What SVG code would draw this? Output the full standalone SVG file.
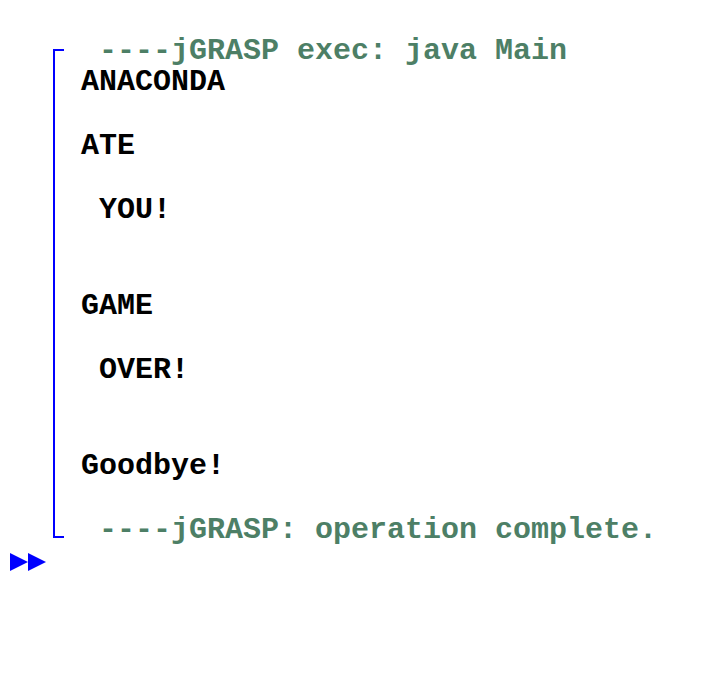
<svg xmlns="http://www.w3.org/2000/svg" width="706" height="678" viewBox="0 0 706 678">
<style>
.t{font-family:"Liberation Mono","Courier New",monospace;font-weight:bold;font-size:30px}
.out{fill:#000}
.sys{fill:#4d7f66}
.br{stroke:#0000ff;stroke-width:2;fill:none}
</style>
<rect width="706" height="678" fill="#fff"/>
<g id="bracket">
<path class="br" d="M64,50 H54 V537 H64"/>
</g>
<g id="prompt" fill="#0000ff">
<polygon points="10,553 28,562 10,571"/>
<polygon points="28,553 46,562 28,571"/>
</g>
<g id="header"><text class="t sys" x="99" y="58.5">----jGRASP exec: java Main</text></g>
<g id="output" class="t out">
<text x="81" y="90">ANACONDA</text>
<text x="81" y="154">ATE</text>
<text x="99" y="218">YOU!</text>
<text x="81" y="314">GAME</text>
<text x="99" y="378">OVER!</text>
<text x="81" y="474">Goodbye!</text>
</g>
<g id="footer"><text class="t sys" x="99" y="538">----jGRASP: operation complete.</text></g>
</svg>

WHAT YOU ARE ASKED TO DO: Set down all the data again exactly as above, pictures excluded.

SOLUTION TO THIS PROBLEM:
What SVG code would draw this? Output the full standalone SVG file.
<svg xmlns="http://www.w3.org/2000/svg" width="706" height="678" viewBox="0 0 706 678">
<style>
.t{font-family:"Liberation Mono","Courier New",monospace;font-weight:bold;font-size:30px}
.out{fill:#000}
.sys{fill:#4d7f66}
.br{stroke:#0000ff;stroke-width:2;fill:none}
</style>
<rect width="706" height="678" fill="#fff"/>
<g id="bracket">
<path class="br" d="M64,50 H54 V537 H64"/>
</g>
<g id="prompt" fill="#0000ff">
<polygon points="10,553 28,562 10,571"/>
<polygon points="28,553 46,562 28,571"/>
</g>
<g id="header"><text class="t sys" x="99" y="58.5">----jGRASP exec: java Main</text></g>
<g id="output" class="t out">
<text x="81" y="90">ANACONDA</text>
<text x="81" y="154">ATE</text>
<text x="99" y="218">YOU!</text>
<text x="81" y="314">GAME</text>
<text x="99" y="378">OVER!</text>
<text x="81" y="474">Goodbye!</text>
</g>
<g id="footer"><text class="t sys" x="99" y="538">----jGRASP: operation complete.</text></g>
</svg>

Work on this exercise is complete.